*What you should do*. Show, in full, each line of the data that contains "with".

*Stored data*.
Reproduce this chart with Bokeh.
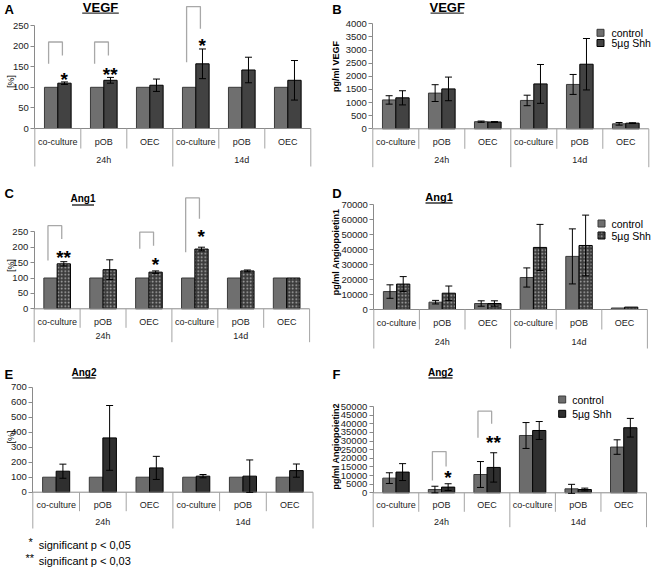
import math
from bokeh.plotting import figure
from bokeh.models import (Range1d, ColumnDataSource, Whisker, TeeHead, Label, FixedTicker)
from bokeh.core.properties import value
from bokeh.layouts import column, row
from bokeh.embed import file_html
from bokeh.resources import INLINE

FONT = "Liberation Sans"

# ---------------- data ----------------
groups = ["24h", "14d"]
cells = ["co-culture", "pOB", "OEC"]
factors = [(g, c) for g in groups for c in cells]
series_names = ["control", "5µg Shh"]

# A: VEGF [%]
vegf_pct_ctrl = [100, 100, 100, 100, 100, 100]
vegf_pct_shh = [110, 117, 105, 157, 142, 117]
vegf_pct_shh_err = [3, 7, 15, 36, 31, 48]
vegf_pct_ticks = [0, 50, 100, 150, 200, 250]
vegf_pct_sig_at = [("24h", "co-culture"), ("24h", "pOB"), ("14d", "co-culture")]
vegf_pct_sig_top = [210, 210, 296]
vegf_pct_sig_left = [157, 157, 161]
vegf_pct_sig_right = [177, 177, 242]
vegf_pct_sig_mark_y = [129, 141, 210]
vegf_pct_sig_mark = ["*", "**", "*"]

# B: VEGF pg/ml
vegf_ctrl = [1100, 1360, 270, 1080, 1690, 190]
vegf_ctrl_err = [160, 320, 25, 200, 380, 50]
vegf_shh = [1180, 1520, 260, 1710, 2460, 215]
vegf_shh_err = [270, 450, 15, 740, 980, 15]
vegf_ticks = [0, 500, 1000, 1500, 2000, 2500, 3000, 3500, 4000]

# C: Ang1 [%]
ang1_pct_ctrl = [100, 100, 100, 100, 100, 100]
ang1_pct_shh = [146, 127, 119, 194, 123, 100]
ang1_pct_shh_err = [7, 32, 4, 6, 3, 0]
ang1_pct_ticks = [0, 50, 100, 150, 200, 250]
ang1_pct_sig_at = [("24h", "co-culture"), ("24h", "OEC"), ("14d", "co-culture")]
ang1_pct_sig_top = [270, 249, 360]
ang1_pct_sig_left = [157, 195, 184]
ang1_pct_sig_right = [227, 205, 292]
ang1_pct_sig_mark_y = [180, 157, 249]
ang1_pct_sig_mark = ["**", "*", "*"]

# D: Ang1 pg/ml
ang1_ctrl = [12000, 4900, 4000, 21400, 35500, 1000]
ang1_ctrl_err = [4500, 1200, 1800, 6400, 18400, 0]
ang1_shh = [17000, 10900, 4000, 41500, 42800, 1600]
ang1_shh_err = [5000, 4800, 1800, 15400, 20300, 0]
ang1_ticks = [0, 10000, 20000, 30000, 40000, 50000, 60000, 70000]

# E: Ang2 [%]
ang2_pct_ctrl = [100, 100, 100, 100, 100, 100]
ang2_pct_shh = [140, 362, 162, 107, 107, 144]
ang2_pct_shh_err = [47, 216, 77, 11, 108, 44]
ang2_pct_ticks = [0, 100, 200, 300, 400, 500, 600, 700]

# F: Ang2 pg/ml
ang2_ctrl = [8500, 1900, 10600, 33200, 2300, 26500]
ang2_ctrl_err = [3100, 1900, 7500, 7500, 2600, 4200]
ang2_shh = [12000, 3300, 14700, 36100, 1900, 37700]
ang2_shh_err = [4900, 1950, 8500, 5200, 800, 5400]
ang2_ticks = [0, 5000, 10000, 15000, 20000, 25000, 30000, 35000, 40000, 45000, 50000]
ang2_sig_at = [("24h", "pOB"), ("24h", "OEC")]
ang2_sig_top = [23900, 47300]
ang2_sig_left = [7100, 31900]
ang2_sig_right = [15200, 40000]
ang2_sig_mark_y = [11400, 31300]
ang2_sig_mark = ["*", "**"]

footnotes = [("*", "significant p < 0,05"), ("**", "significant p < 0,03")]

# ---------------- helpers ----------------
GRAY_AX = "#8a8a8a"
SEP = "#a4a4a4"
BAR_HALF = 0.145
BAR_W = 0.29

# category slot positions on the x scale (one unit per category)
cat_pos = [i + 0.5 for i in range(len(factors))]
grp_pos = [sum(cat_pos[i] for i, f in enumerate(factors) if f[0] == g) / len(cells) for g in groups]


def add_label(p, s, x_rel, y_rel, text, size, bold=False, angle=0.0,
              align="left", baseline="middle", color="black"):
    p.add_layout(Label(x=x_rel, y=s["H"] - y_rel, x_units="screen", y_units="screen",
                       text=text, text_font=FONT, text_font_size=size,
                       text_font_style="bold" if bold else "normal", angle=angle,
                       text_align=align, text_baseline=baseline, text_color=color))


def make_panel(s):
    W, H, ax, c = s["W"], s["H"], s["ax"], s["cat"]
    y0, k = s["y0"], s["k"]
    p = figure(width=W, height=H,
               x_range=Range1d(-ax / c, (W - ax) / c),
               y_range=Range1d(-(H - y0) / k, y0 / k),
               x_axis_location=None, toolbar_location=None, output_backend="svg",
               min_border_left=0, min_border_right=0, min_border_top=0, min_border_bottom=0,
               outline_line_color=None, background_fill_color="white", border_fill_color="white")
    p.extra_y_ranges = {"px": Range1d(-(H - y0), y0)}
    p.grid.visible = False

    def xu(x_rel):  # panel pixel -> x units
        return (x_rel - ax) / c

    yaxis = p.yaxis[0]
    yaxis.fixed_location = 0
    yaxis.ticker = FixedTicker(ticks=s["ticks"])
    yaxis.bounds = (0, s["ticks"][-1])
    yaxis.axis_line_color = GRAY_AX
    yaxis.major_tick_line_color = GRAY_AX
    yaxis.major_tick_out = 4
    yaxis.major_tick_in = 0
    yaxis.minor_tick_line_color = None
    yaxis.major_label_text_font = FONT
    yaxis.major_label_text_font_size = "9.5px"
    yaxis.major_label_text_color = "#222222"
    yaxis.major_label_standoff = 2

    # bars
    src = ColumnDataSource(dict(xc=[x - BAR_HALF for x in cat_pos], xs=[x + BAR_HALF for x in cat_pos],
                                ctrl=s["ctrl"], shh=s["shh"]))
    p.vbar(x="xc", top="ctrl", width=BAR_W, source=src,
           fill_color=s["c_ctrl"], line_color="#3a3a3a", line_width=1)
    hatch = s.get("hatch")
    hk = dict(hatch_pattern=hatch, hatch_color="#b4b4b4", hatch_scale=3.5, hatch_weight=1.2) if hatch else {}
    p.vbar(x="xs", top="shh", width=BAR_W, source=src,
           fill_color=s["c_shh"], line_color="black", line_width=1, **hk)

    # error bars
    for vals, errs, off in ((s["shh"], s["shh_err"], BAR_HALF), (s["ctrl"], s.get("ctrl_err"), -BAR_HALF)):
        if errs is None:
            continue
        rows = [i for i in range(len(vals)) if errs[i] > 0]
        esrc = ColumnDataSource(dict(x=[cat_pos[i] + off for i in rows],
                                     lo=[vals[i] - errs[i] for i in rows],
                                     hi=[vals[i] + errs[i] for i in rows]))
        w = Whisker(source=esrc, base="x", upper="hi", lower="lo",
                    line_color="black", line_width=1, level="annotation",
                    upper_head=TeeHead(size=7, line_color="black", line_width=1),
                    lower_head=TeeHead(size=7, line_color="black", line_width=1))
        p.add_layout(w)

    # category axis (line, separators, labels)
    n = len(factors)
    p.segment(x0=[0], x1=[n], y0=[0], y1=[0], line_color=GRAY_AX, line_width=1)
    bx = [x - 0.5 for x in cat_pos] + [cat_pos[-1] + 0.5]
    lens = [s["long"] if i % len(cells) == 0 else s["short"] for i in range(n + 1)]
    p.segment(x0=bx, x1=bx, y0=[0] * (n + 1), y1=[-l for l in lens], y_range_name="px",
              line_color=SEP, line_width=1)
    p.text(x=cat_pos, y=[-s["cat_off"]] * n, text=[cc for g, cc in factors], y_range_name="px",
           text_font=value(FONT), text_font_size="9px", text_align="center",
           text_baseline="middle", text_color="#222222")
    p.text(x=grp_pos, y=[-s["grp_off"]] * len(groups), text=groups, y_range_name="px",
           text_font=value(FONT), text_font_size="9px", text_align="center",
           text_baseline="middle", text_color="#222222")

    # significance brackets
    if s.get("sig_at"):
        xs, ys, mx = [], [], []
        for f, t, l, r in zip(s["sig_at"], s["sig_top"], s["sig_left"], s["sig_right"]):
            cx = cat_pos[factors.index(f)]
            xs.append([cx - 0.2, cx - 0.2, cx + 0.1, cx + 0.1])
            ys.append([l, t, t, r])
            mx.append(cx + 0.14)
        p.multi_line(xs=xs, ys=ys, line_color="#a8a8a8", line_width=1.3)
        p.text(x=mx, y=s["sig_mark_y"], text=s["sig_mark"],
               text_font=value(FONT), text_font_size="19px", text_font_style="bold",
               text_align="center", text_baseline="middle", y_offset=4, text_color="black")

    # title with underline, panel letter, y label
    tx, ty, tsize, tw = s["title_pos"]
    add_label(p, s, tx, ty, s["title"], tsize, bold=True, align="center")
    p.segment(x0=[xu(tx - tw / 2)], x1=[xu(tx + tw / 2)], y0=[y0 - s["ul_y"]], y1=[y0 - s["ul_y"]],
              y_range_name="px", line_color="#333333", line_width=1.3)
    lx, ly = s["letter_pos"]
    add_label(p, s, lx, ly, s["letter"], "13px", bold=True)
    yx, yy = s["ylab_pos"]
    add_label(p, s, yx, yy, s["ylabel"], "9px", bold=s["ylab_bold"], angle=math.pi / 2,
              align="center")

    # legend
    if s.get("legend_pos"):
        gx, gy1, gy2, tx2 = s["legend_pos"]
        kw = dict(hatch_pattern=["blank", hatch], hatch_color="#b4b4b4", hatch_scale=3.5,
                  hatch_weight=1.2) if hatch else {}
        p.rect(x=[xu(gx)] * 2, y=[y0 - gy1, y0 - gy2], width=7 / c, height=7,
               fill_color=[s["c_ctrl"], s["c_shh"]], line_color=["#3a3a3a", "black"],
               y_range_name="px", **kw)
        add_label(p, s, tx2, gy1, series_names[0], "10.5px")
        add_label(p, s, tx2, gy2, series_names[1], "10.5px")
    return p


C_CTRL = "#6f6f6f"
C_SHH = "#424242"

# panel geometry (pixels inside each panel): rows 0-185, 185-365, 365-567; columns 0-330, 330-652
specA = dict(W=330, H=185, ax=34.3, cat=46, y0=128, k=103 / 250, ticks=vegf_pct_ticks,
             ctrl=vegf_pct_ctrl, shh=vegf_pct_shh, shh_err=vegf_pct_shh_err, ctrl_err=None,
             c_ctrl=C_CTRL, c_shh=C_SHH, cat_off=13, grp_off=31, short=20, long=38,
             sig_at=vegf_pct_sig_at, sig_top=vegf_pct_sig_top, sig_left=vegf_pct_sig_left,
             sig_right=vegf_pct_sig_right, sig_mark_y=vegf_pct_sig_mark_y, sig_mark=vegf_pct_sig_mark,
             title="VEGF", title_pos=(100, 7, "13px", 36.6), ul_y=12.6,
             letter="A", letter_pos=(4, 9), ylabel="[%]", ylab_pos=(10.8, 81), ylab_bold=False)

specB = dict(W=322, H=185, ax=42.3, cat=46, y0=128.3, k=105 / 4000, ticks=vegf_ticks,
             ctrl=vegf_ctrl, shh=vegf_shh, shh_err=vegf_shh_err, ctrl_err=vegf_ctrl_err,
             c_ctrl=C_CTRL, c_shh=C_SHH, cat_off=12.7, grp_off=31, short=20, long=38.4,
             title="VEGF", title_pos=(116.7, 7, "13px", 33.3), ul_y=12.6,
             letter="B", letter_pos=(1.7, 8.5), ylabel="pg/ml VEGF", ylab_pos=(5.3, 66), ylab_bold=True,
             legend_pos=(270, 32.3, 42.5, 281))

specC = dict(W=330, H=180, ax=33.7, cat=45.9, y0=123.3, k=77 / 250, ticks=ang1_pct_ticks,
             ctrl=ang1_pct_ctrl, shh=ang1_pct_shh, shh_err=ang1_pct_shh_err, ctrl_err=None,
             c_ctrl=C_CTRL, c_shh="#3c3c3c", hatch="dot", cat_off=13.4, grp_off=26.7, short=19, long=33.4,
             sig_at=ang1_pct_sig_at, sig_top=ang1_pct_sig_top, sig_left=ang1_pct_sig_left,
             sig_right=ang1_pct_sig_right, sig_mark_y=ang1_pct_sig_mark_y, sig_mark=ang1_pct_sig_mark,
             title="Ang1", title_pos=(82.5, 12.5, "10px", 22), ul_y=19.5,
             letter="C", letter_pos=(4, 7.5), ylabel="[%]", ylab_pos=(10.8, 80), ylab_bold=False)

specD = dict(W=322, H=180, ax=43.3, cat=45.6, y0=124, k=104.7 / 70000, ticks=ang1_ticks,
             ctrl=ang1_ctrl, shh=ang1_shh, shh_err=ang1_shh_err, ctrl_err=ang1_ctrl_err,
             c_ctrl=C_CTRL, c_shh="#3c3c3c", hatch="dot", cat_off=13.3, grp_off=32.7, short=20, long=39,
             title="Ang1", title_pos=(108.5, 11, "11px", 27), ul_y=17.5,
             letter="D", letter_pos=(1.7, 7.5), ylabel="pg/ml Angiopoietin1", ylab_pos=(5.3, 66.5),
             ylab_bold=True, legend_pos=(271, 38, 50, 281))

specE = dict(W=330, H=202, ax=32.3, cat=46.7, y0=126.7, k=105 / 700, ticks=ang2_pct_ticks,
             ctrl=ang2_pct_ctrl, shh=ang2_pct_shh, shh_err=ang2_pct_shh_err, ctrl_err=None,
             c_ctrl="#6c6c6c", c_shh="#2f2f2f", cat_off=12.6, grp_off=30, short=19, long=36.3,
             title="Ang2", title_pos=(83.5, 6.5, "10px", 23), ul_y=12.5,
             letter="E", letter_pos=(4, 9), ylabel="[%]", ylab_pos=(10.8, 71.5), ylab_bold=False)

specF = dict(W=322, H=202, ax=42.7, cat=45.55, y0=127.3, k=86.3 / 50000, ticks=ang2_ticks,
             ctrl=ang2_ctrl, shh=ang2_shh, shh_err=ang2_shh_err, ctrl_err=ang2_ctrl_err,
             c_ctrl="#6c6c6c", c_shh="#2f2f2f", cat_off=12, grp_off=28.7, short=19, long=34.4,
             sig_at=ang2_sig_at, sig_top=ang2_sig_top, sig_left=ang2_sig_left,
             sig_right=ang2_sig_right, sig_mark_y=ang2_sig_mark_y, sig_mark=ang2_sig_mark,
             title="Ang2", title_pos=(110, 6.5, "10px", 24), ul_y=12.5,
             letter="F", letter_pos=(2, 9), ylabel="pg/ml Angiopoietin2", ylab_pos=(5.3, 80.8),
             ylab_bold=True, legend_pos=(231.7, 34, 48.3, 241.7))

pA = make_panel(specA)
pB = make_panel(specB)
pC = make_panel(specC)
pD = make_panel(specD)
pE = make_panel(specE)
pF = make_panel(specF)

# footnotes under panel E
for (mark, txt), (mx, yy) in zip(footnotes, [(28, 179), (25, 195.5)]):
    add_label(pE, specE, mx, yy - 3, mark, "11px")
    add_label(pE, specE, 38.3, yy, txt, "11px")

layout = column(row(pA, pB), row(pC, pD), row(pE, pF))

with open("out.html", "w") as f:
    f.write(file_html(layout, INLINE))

*Full solution*.
Reproduce this chart with Bokeh.
    # title with underline, panel letter, y label
with open("out.html", "w") as f:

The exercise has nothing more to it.